- [Direction] Transcribe the full listing exactly, and drop every picture.

- [Information supplied]
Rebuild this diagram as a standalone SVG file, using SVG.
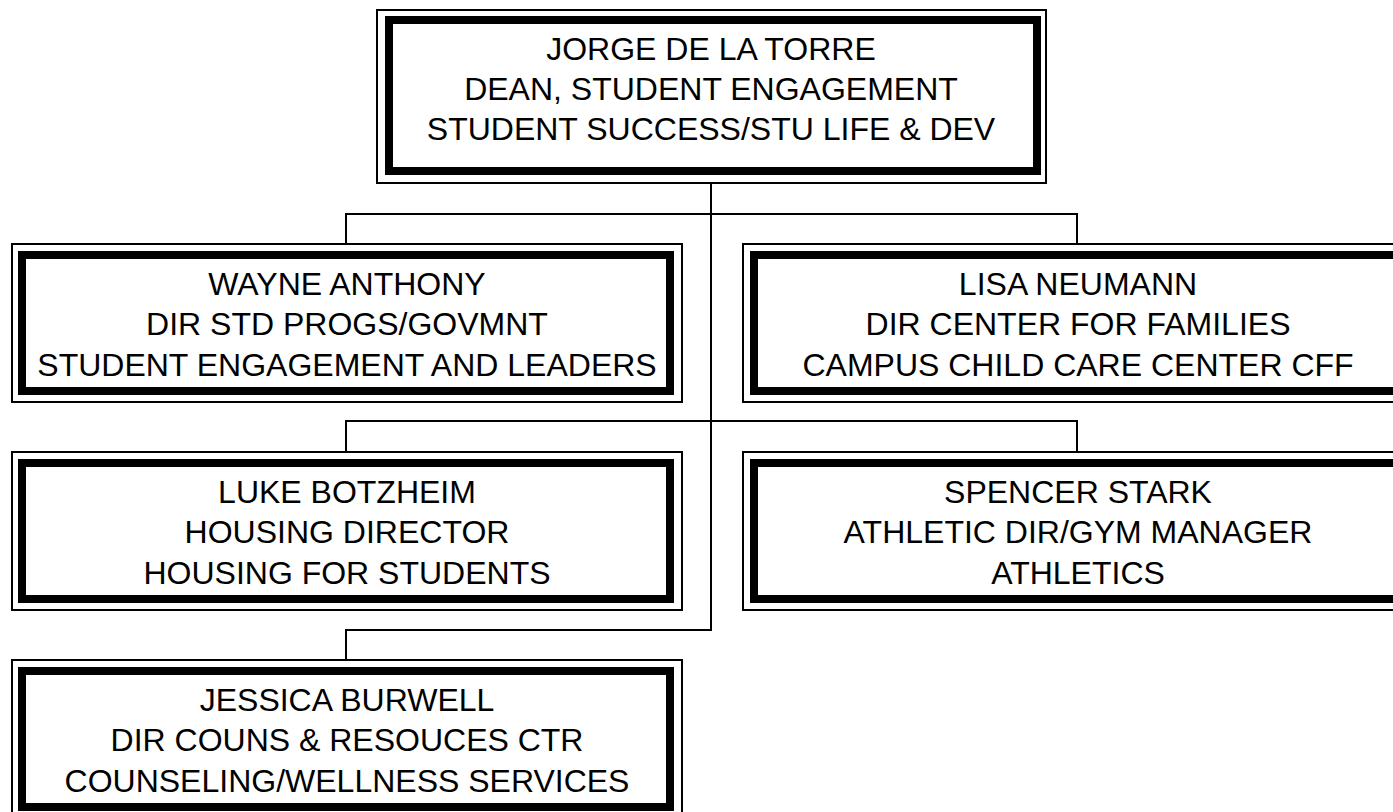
<svg xmlns="http://www.w3.org/2000/svg" width="1393" height="812" viewBox="0 0 1393 812">
<style>
.bg{fill:#ffffff}
.outer{fill:#ffffff;stroke:#000;stroke-width:2}
.inner{fill:none;stroke:#000;stroke-width:8}
.conn{fill:none;stroke:#000;stroke-width:2}
text{font-family:"Liberation Sans",Arial,sans-serif;font-size:32px;fill:#000;text-anchor:middle}
</style>
<rect class="bg" x="0" y="0" width="1393" height="812"/>
<g id="connectors">
<path class="conn" d="M346 244 V214 H1077 V244"/>
<path class="conn" d="M346 452 V421 H1077 V452"/>
<path class="conn" d="M711 183 V630 H346 V660"/>
</g>
<g id="node-torre">
<rect class="outer" x="377" y="10" width="669" height="173"/>
<rect class="inner" x="389" y="20" width="648" height="151"/>
<text x="711" y="59.5">JORGE DE LA TORRE</text>
<text x="711" y="100">DEAN, STUDENT ENGAGEMENT</text>
<text x="711" y="140">STUDENT SUCCESS/STU LIFE &amp; DEV</text>
</g>
<g id="node-anthony">
<rect class="outer" x="12" y="244" width="670" height="158"/>
<rect class="inner" x="22" y="255" width="648" height="136"/>
<text x="347" y="294.5">WAYNE ANTHONY</text>
<text x="347" y="335">DIR STD PROGS/GOVMNT</text>
<text x="347" y="375.5">STUDENT ENGAGEMENT AND LEADERS</text>
</g>
<g id="node-neumann">
<rect class="outer" x="743" y="244" width="670" height="158"/>
<rect class="inner" x="754" y="255" width="648" height="136"/>
<text x="1078" y="294.5">LISA NEUMANN</text>
<text x="1078" y="335">DIR CENTER FOR FAMILIES</text>
<text x="1078" y="375.5">CAMPUS CHILD CARE CENTER CFF</text>
</g>
<g id="node-botzheim">
<rect class="outer" x="12" y="452" width="670" height="158"/>
<rect class="inner" x="22" y="463" width="648" height="136"/>
<text x="347" y="502.5">LUKE BOTZHEIM</text>
<text x="347" y="543">HOUSING DIRECTOR</text>
<text x="347" y="583.5">HOUSING FOR STUDENTS</text>
</g>
<g id="node-stark">
<rect class="outer" x="743" y="452" width="670" height="158"/>
<rect class="inner" x="754" y="463" width="648" height="136"/>
<text x="1078" y="502.5">SPENCER STARK</text>
<text x="1078" y="543">ATHLETIC DIR/GYM MANAGER</text>
<text x="1078" y="583.5">ATHLETICS</text>
</g>
<g id="node-burwell">
<rect class="outer" x="12" y="660" width="670" height="158"/>
<rect class="inner" x="22" y="671" width="648" height="136"/>
<text x="347" y="710.5">JESSICA BURWELL</text>
<text x="347" y="751">DIR COUNS &amp; RESOUCES CTR</text>
<text x="347" y="791.5">COUNSELING/WELLNESS SERVICES</text>
</g>
</svg>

- [Completed task]
Rebuild this diagram as a standalone SVG file, using SVG.
<svg xmlns="http://www.w3.org/2000/svg" width="1393" height="812" viewBox="0 0 1393 812">
<style>
.bg{fill:#ffffff}
.outer{fill:#ffffff;stroke:#000;stroke-width:2}
.inner{fill:none;stroke:#000;stroke-width:8}
.conn{fill:none;stroke:#000;stroke-width:2}
text{font-family:"Liberation Sans",Arial,sans-serif;font-size:32px;fill:#000;text-anchor:middle}
</style>
<rect class="bg" x="0" y="0" width="1393" height="812"/>
<g id="connectors">
<path class="conn" d="M346 244 V214 H1077 V244"/>
<path class="conn" d="M346 452 V421 H1077 V452"/>
<path class="conn" d="M711 183 V630 H346 V660"/>
</g>
<g id="node-torre">
<rect class="outer" x="377" y="10" width="669" height="173"/>
<rect class="inner" x="389" y="20" width="648" height="151"/>
<text x="711" y="59.5">JORGE DE LA TORRE</text>
<text x="711" y="100">DEAN, STUDENT ENGAGEMENT</text>
<text x="711" y="140">STUDENT SUCCESS/STU LIFE &amp; DEV</text>
</g>
<g id="node-anthony">
<rect class="outer" x="12" y="244" width="670" height="158"/>
<rect class="inner" x="22" y="255" width="648" height="136"/>
<text x="347" y="294.5">WAYNE ANTHONY</text>
<text x="347" y="335">DIR STD PROGS/GOVMNT</text>
<text x="347" y="375.5">STUDENT ENGAGEMENT AND LEADERS</text>
</g>
<g id="node-neumann">
<rect class="outer" x="743" y="244" width="670" height="158"/>
<rect class="inner" x="754" y="255" width="648" height="136"/>
<text x="1078" y="294.5">LISA NEUMANN</text>
<text x="1078" y="335">DIR CENTER FOR FAMILIES</text>
<text x="1078" y="375.5">CAMPUS CHILD CARE CENTER CFF</text>
</g>
<g id="node-botzheim">
<rect class="outer" x="12" y="452" width="670" height="158"/>
<rect class="inner" x="22" y="463" width="648" height="136"/>
<text x="347" y="502.5">LUKE BOTZHEIM</text>
<text x="347" y="543">HOUSING DIRECTOR</text>
<text x="347" y="583.5">HOUSING FOR STUDENTS</text>
</g>
<g id="node-stark">
<rect class="outer" x="743" y="452" width="670" height="158"/>
<rect class="inner" x="754" y="463" width="648" height="136"/>
<text x="1078" y="502.5">SPENCER STARK</text>
<text x="1078" y="543">ATHLETIC DIR/GYM MANAGER</text>
<text x="1078" y="583.5">ATHLETICS</text>
</g>
<g id="node-burwell">
<rect class="outer" x="12" y="660" width="670" height="158"/>
<rect class="inner" x="22" y="671" width="648" height="136"/>
<text x="347" y="710.5">JESSICA BURWELL</text>
<text x="347" y="751">DIR COUNS &amp; RESOUCES CTR</text>
<text x="347" y="791.5">COUNSELING/WELLNESS SERVICES</text>
</g>
</svg>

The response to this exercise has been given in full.